The trick - and it is a bit of one - is that the boy suffers from dissociative amnesia. He could be faking memories, or he may just remember parts of his childhood. We also don't know if anyone is telling the truth. Late in the game we learn that the boy has been a bit of a con man - and a wanderer - before winding up at the orphanage. Ana may be lying to herself, because she wants a son back, even the wrong one (lost boys are not often found this long afterward).

Michel (Bruno Todeschini), Léo's mentor and protector at the orphanage, who accompanies him and stays for a while (somewhat suspiciously) to see that all goes well, seems to believe he is Gabriel. But maybe he, like the boy, and like the mother, wants them to settle together. The sour note comes from the lost boy's uncle Enric (Sergi López, an actor who always plays menace and danger well: remember With a Friend LIke Harry?). Enric, who hunts, who prowls around at night, and seems to have moved in and taken the place of the boy's father with the mother in recent years, plainly sees him as an interloper and a threat. He never likes Léo, and takes him aside from the first to say he knows he is a fake and wants him away.

Then there is Joan (Igor Szpakowski), once the lost boy's best friend (or playmate). Whether Joan believes Léo is Gabriel, whether the boy remembers Joan, they hit if off, and then some. Here the film may go a bit too far: but this is just part of how excitement is maintained constantly throughout.

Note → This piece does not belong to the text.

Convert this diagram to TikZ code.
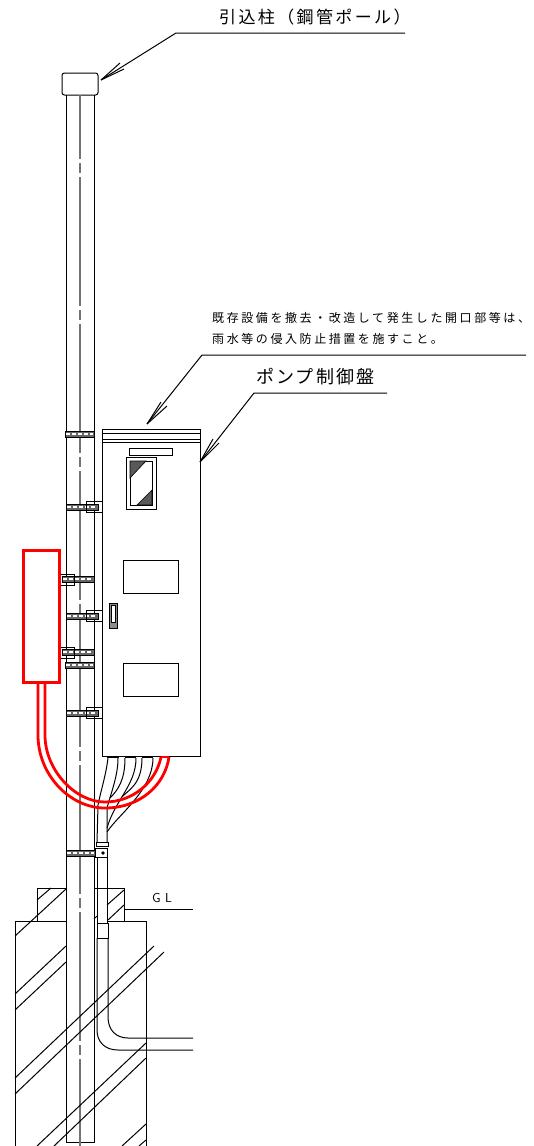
\documentclass[tikz,border=0pt]{standalone}
\usepackage{fontspec}
\usetikzlibrary{calc}
\newfontfamily\jpfont{Noto Sans CJK JP}
\tikzset{
    thinline/.style={draw=black, line width=1pt},
    centerline/.style={draw=black!55, line width=1.2pt, dash pattern=on 129pt off 4pt on 10pt off 4pt, dash phase=65pt},
    redline/.style={draw=red, line width=2.8pt},
    bandbox/.style={draw=black, fill=black!60, line width=1pt},
    bandmark/.style={draw=white, line width=1.5pt, dash pattern=on 4pt off 2pt},
    hatchtri/.style={draw=black, line width=0.6pt, fill=black!65},
    toplabel/.style={anchor=west, inner sep=0pt, font={\jpfont\fontsize{17}{17}\selectfont\addfontfeature{LetterSpace=14}}},
    panellabel/.style={anchor=west, inner sep=0pt, font={\jpfont\fontsize{18}{18}\selectfont\addfontfeature{LetterSpace=12}}},
    notelabel/.style={anchor=west, inner sep=0pt, font={\jpfont\fontsize{12}{12}\selectfont\addfontfeature{LetterSpace=21.5}}},
    gllabel/.style={anchor=west, inner sep=0pt, font={\sffamily\fontsize{13}{13}\selectfont}},
}
\newcommand{\poleband}[3]{
    \draw[bandbox] (#1, #3-3) rectangle (#2, #3+3);
    \draw[bandmark] (#1+1, #3) -- (#2-1, #3);
}
\newcommand{\fanbarbs}[3]{
    \draw[thinline] (#1) -- (#2) (#1) -- (#3);
}
\begin{document}
\begin{tikzpicture}[x=1pt, y=-1pt]
    \useasboundingbox (0, 0) rectangle (534, 1146);

    \node[toplabel] (polelabel) at (219, 17) {引込柱（鋼管ポール）};
    \node[notelabel] (noteone) at (212, 318) {既存設備を撤去・改造して発生した開口部等は、};
    \node[notelabel] (notetwo) at (212, 339) {雨水等の侵入防止措置を施すこと。};
    \node[panellabel] (panellabel) at (256, 377) {ポンプ制御盤};
    \node[gllabel] (gl) at (152, 898) {G\,\,L};

    % leaders
    \coordinate (poletip) at (101, 80);
    \coordinate (notetip) at (147, 424);
    \coordinate (paneltip) at (200, 462);
    \draw[thinline] (405, 33) -- (176, 33) -- (poletip);
    \fanbarbs{poletip}{120, 63}{124, 69}
    \draw[thinline] (526, 355) -- (202, 355) -- (notetip);
    \fanbarbs{notetip}{161, 402}{167, 406}
    \draw[thinline] (387, 393) -- (254, 393) -- (paneltip);
    \fanbarbs{paneltip}{213, 439}{219, 443}

    % pole
    \draw[thinline, rounded corners=2.5pt] (62, 73) rectangle (98, 95);
    \draw[thinline] (66, 95) -- (66, 1142) -- (94, 1142) -- (94, 95);
    \draw[centerline] (80, 95) -- (80, 1146);

    % panel
    \draw[thinline] (102, 429) rectangle (200, 756);
    \draw[thinline] (102, 433) -- (200, 433);
    \draw[thinline] (102, 439) -- (200, 439);
    \draw[thinline] (102, 442) -- (200, 442);
    \draw[thinline] (129, 448) rectangle (172, 455);
    \draw[thinline] (126, 457) rectangle (156, 509);
    \draw[thinline] (130, 461) rectangle (152, 505);
    \draw[hatchtri] (130, 461) -- (146, 461) -- (130, 478) -- cycle;
    \draw[hatchtri] (152, 505) -- (152, 490) -- (137, 505) -- cycle;
    \draw[thinline] (123, 560) rectangle (178, 593);
    \draw[thinline] (123, 663) rectangle (178, 696);
    \draw[thinline, fill=black!45] (109, 603) rectangle (117, 628);
    \draw[thinline, fill=white] (111, 605) rectangle (115, 622);

    % bands and brackets
    \poleband{65}{94}{434}
    \poleband{66}{98}{507}
    \draw[thinline] (86, 501) -- (102, 501) (86, 512) -- (102, 512) (86, 501) -- (86, 512);
    \poleband{62}{94}{579}
    \draw[thinline] (60, 574) -- (74, 574) -- (74, 585) -- (60, 585);
    \poleband{66}{98}{616}
    \draw[thinline] (86, 610) -- (102, 610) (86, 621) -- (102, 621) (86, 610) -- (86, 621);
    \poleband{62}{94}{652}
    \draw[thinline] (60, 647) -- (74, 647) -- (74, 658) -- (60, 658);
    \poleband{65}{94}{665}
    \poleband{66}{98}{713}
    \draw[thinline] (86, 707) -- (102, 707) (86, 718) -- (102, 718) (86, 707) -- (86, 718);

    % cables below the panel
    \draw[thinline] (107, 757) -- (119, 757) (125, 757) -- (136, 757) (142, 757) -- (153, 757);
    \draw[thinline] (108, 758) .. controls (106, 775) and (101, 790) .. (98, 805) -- (97, 842);
    \draw[thinline] (118, 758) .. controls (118, 775) and (112, 790) .. (107, 808) -- (107, 842);
    \draw[thinline] (125, 758) .. controls (125, 780) and (118, 790) .. (110, 798);
    \draw[thinline] (136, 758) .. controls (136, 785) and (115, 800) .. (107, 828);
    \draw[thinline] (142, 758) .. controls (142, 785) and (128, 790) .. (122, 797);
    \draw[thinline] (153, 758) .. controls (153, 790) and (118, 815) .. (107, 832);
    \draw[thinline] (96, 842) rectangle (108, 846);

    % clamp and conduit
    \poleband{66}{95}{853}
    \draw[thinline] (95, 848) rectangle (107, 857);
    \fill (103, 853) circle (1.8);
    \draw[thinline] (97, 857) -- (97, 923) (107, 857) -- (107, 923);
    \draw[thinline] (97, 923) rectangle (108, 938);
    \draw[thinline] (97, 938) -- (97, 1030) .. controls (97, 1042) and (105, 1050) .. (118, 1050) -- (193, 1050);
    \draw[thinline] (108, 938) -- (108, 1017) .. controls (108, 1030) and (116, 1038) .. (128, 1038) -- (193, 1038);

    % foundation
    \draw[thinline] (66, 888) -- (37, 888) -- (37, 921);
    \draw[thinline] (94, 888) -- (124, 888) -- (124, 921);
    \draw[thinline] (66, 921) -- (15, 921) -- (15, 1146) -- (146, 1146) -- (146, 921) -- (108, 921);
    \draw[thinline] (124, 909) -- (193, 909);

    % hatching
    \draw[thinline] (37, 900) -- (51, 888);
    \draw[thinline] (66, 889) -- (15, 936);
    \draw[thinline] (124, 890) -- (107, 905);
    \draw[thinline] (124, 905) -- (108, 920);
    \draw[thinline] (94, 919) -- (97, 916);
    \draw[thinline] (15, 994) -- (66, 946);
    \draw[thinline] (15, 1010) -- (66, 962);
    \draw[thinline] (15, 1078) -- (154, 946);
    \draw[thinline] (15, 1094) -- (164, 952);
    \draw[thinline] (37, 1146) -- (146, 1043);
    \draw[thinline] (54, 1146) -- (146, 1058);
    \draw[thinline] (122, 1146) -- (146, 1124);
    \draw[thinline] (139, 1146) -- (146, 1140);

    % red box and its conduit
    \draw[draw=red, line width=3pt] (23, 550) rectangle (59, 682);
    \draw[redline] (38, 682) -- (38, 735) .. controls (38, 775) and (70, 808) .. (105, 808) .. controls (140, 808) and (165, 785) .. (169, 757);
    \draw[redline] (45, 682) -- (45, 735) .. controls (45, 770) and (75, 802) .. (105, 802) .. controls (133, 802) and (156, 782) .. (161, 757);
    \draw[redline] (161, 757) -- (169, 757);
\end{tikzpicture}
\end{document}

The final resolution, isn't, but mystery is maintained in a satisfying way, again with exciting action and with a nice balance of possibilities.

I didn't entirely believe all this, but it din't finally matter, because the way possibilities are teased out or kept in suspension is so interesting, the settings and situations are so natural, and the actors are so alive and adept. It is a game well played.

This story has been related to the factual one described in Bart Layton's 2012 documentary film The Imposter, about the French-Algerian guy Frédéric Bourdin, who was temporarily adopted by a family in San Antonio, Texas as their lost son. Except that there we know. Here we never do. And Léo/Gabriel is more attractive and convincing in various ways. Is he trying to remember, or trying to invent? Monner makes him into a lively blank, perhaps eager, perhaps troubled. And the way his relationships change throughout the film, especially with Michel toward the end, is continually surprising.

The Next Skin/La propera pell [Catalan]/La proxima piel [Spanish] ( Isa Campo, Isaki Lacuesta 2016), 103 mins., debuted Málaga Apr. 2016, where it won a number of awards (Monner's acting has been recognized several times); shown also at least six other international festivals including Barcelona and Karlovy and San Francisco; screened for this review at the latter.
SFIFF showtimes: Apr. 7, 2017 at 3 pm, Yerba Buena Center Screening Room; Apr. 12 at 8:30 pm, Roxie Theater; Apr. 13 at 3:30 pm, Roxie Theater.